The West Michigan Symphony (formerly the West Shore Symphony Orchestra) is a professional orchestra made up of 60 core musicians, performing at the Frauenthal Center for the Performing Arts in Muskegon, Michigan.  The current Music Director/Conductor is Scott Speck. The Orchestra performs eight concerts annually (five Masterworks and three Pops) many with guest artists, playing a variety of music.

History 
A. M. Courtright, a Muskegon Heights teacher, and Palmer Quackenbush are credited with early efforts to provide Muskegon with a symphony orchestra. In November 1939 a musical group of 50 members presented its first concert, with Quackenbush conducting and Courtright assisting. The group incorporated the following year and elected its first board of directors.

Performances were initially held in area schools and in the late 1970s moved to the historic Frauenthal Theater. Built in 1929, the 1724 seat Frauenthal Center for the Performing Arts underwent a $7.5 million renovation that restored it to its original Spanish Renaissance styling while also creating a lobby linking it with the adjacent 180 seat Beardsley Theatre. 

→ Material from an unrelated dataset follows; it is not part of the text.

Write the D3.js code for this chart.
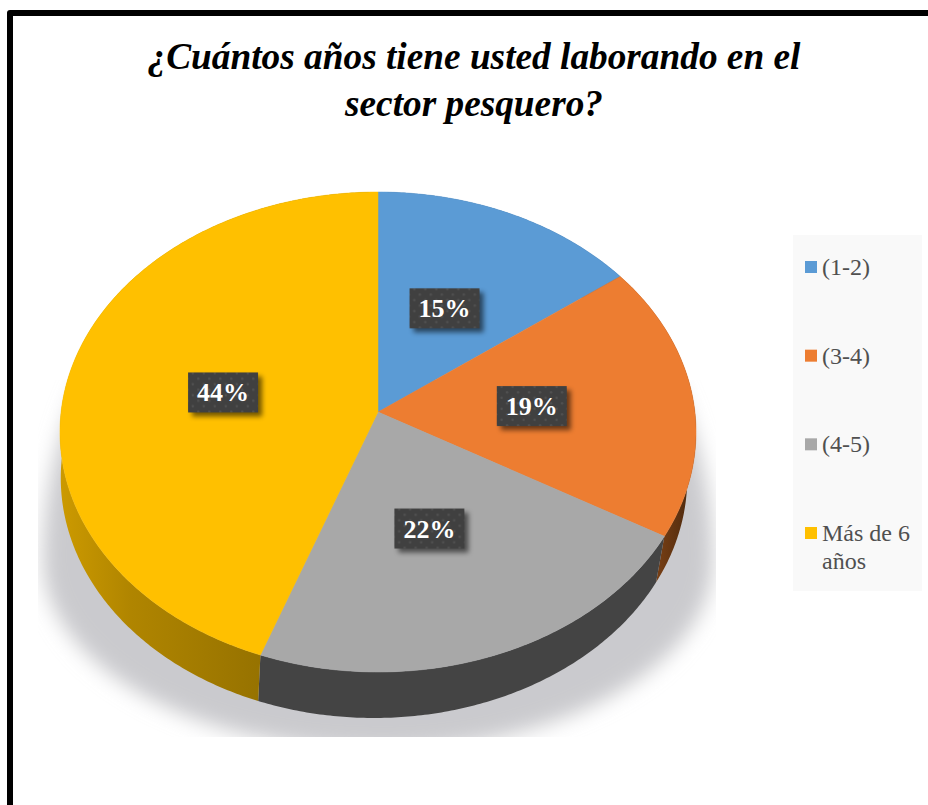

On May 15, 2013, WMS moved its offices into new headquarters on the second floor of the Russell Block Building at 360 W. Western Avenue. The Block, an 1800 square-feet space adjacent to the offices, is a concert and education space and a rental facility for weddings and special events. With seating for up to 150, it features a lounge and dressing room area, small balcony, windows facing Muskegon Lake, and an outdoor deck made of recycled materials with green spaces. The Block allows WMS to increase its presence in downtown Muskegon by expanding its ticket operations on the first floor and presenting smaller concerts at The Block, welcoming artists in genres from classical, to cabaret, to alternative.

Music direction

West Michigan Symphony has had nine conductors. They have included Palmer Quackenbush (1939-1949), Tauno Hannikainen (1949-1951), Hugo Kolberg (1951-1956), Wayne L. Dunlap (1956-1959), Lyman A. Starr, Sr. (1959-1961), John L. Wheeler (1961-1977), Philip Greenberg (1977-1981), Murray Gross (1982-2001) and current Music Director Scott Speck who has held the position since 2002.

Speck also serves as Artistic Director of the Chicago Philharmonic Orchestra and Music Director of the Mobile Symphony in (AL) and the Joffrey Ballet in Chicago. Additionally, he has served in leadership roles with the Los Angeles Opera, San Francisco Ballet, the Washington Ballet (DC) and the Honolulu Symphony, and as Principal Guest Conductor of the China Film Philharmonic in Beijing.

Speck has conducted at well-known venues including the Kennedy Center in Washington, D.C., the Royal Opera House in London, and Tchaikovsky Hall in Moscow. He is also the co-author of three books in the For Dummies series, including classical music, opera and ballet.

Governance and Management

Fewer than six weeks after the first concert was held on November 28, 1939, representatives from Grand Haven and Muskegon began to develop by-laws and to form a permanent Board of Directors for the Symphony. 

The first mention of finding someone to manage the Orchestra appeared in the minutes for the August 23, 1944 meeting of the Board, when Harriet Damm, Chair, announced that Robert Sanborn "was willing to try to be orchestra manager."  His job description was to check attendance at rehearsals and concerts, distribute and collect the scores and music racks, and have the piano tuned.

In 1984 Susan Schwartz became Manager. Schwartz was followed by Barbara Klingman, 1985 to 1986, and Janet Smith, 1987-1996. Gretchen Cheney-Rhoades was hired as Executive in the spring of 1996.

In March 2004 Brenda Nienhouse of Grand Haven was given the position with the title of President and CEO.  She was one of 41 candidates selected during a nationwide search that started in the summer of 2003, when Ms. Cheney-Rhoades resigned.

Carla Hill, current President and CEO, joined the Symphony in September 2005. Hill came to the Symphony after serving as Marketing and Public Relations Director for The Columbus Symphony Orchestra (OH) and the Omaha Symphony Orchestra (NE).